They may be tiny weapons, but Brigham Young University’s holography research group has figured out how to create lightsabers — green for Yoda and red for Darth Vader, naturally — with luminous beams rising from them.
Inspired by the displays of science fiction, the researchers have also engineered battles between equally small versions of the Starship Enterprise and a Klingon Battle Cruiser that incorporate photon torpedoes launching and striking the enemy vessel that you can see with the naked eye.
“What you’re seeing in the scenes we create is real; there is nothing computer-generated about them,” says lead researcher Dan Smalley, a professor of electrical engineering at BYU. “This is not like the movies, where the lightsabers or the photon torpedoes never really existed in physical space. These are real, and if you look at them from any angle, you will see them existing in that space.”
It’s the latest work from Smalley and his team of researchers who garnered national and international attention three years ago when they figured out how to draw screenless, free-floating objects in space. Called optical trap displays, they’re created by trapping a single particle in the air with a laser beam and then moving that particle around, leaving behind a laser-illuminated path that floats in midair; like “a 3D printer for light.”
The research group’s new project, funded by a National Science Foundation CAREER grant, goes to the next level and produces simple animations in thin air. The development paves the way for an immersive experience where people can interact with holographic-like virtual objects that co-exist in their immediate space.
“Most 3D displays require you to look at a screen, but our technology allows us to create images floating in space — and they’re physical; not some mirage,” Smalley says. “This technology can make it possible to create vibrant animated content that orbits around or crawls on or explodes out of every day physical objects.”
To demonstrate that principle, the team has created virtual stick figures that walk in thin air. They were able to demonstrate the interaction between their virtual images and humans by having a student place a finger in the middle of the volumetric display and then film the same stick finger-walking along and jumping off that finger.
Smalley and fellow researcher Wesley Rogers detail these and other recent breakthroughs in a new paper published in Nature Scientific Reports this month.
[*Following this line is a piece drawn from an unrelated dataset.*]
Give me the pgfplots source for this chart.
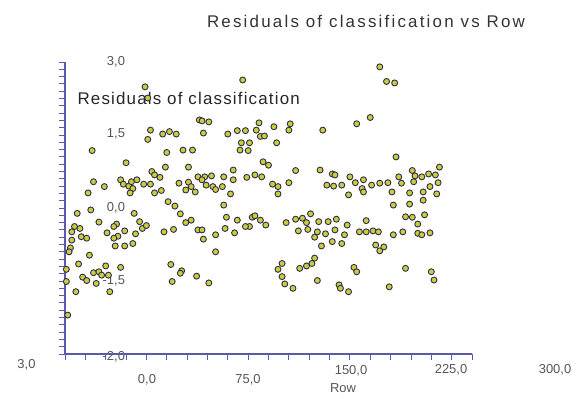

The work overcomes a limiting factor to optical trap displays: wherein this technology lacks the ability to show virtual images, Smalley and Rogers show it is possible to simulate virtual images by employing a time-varying perspective projection backdrop.
“We can play some fancy tricks with motion parallax and we can make the display look a lot bigger than it physically is,” Rogers says. “This methodology would allow us to create the illusion of a much deeper display up to theoretically an infinite size display.”